Can a conformal flat metric be curved?

[Kurvature]

TL;DR

If the flat (Cartesian) metric is multiplied by a time dependent scale factor could it yield a curvature?

5/18/22
I am an MS in physics.

I need to find out if the following CONFORMAL
METRIC produces zero or nonzero curvature?

I suspect the curvature is zero, but others
have said it's probably not? MAXIMA
sometimes says it is, and other times produces
a Ricci scalar that looks like the FRW scalar
curvature ?

Does someone know the answer to this question
off the top of their head?

If not, could someone possibly plug this metric
into Mathematica and tell me if Ricci scalar
is actually zero or if not, what it actually is ?

|a 0 0 0 |
|0 a 0 0 | = the given spacetime metric
|0 0 a 0 |
|0 0 0 -a|

where: a = a(t) = "the scale factor" is a
simple well behaved function of time.

Thanks in advance, absolutely desperate,
Kurvature

 

[Demystifier]

Penrose diagrams use a conformal transformation to map a curved metric into a flat Minkowski one (often with non-Minkowskian global topology). Hence the inverse conformal transformation maps a flat metric into a curved one. So the answer is - yes.

 

[ergospherical]

The curvature of $g_{ab} = \Omega(x)^2 \eta_{ab}$ is
\begin{align*}
R_{ab} = \frac{1}{\Omega^2}(4\partial_a \Omega \partial_b \Omega - 2\partial_a \partial_b \Omega -(|\nabla \Omega|^2 + \Omega \Delta \Omega)\eta_{ab})
\end{align*}where $\Delta = \partial^a \partial_a$ and $|\nabla \Omega|^2 = \partial^a \Omega \partial_a \Omega$. Such transformations of flat spacetimes have many interesting applications. For example, a particle of charge $q$ coupling to a scalar field $\Phi(x)$ in flat spacetime, as per $q \partial_a \Phi = u^b \nabla_b \left[ (m + q\Phi) u_a \right]$, is equivalently described by a curved spacetime with metric $g_{ab} = (m + q\Phi)^2 \eta_{ab}$ with the curvature generated by some hypothetical matter field whose properties can be explored.

 

[haushofer]

Why do you suspect the curvature to be zero?

 

[martinbn]

If you are looking at $ds^2 = a^2(t)(-dt^2+dx^2+dy^2+dz^2)=-a^2(t)dt^2+a^2(t)dx^2+a^2(t)dy^2+a^2(t)dz^2$
you can change the variables $t'=\int a(t)dt$, the others remain the same, then you get $-dt'^2+a^2(t')dx^2+a^2(t')dy^2+a^2(t')dz^2$ the line element of a typical cosmological solution, which will not be flat unless $a=const$.
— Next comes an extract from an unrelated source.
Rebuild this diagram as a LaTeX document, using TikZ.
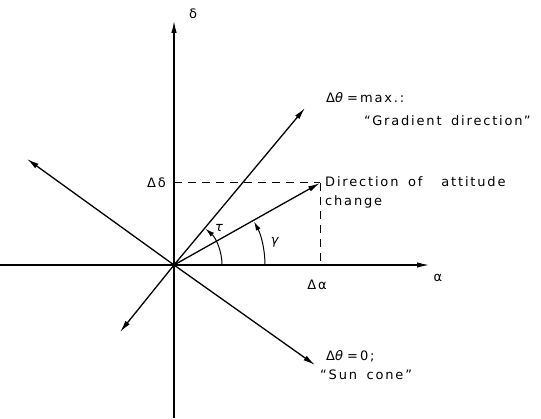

Also it is not that hard to caclulate curvature in terms of $a(t)$. Even if you don't use anything that might simplify the calculations, it will not be so bad. All you need is one component of the Riemann tensor that is not zero, you don't have to compute all.

 

[PeterDonis]

MAXIMA
sometimes says it is, and other times produces
a Ricci scalar that looks like the FRW scalar
curvature ?

What specific input are you giving MAXIMA to get these different answers? The same input will always give the same output, so it doesn't make sense to say MAXIMA "sometimes" says one thing and sometimes says another for the same input.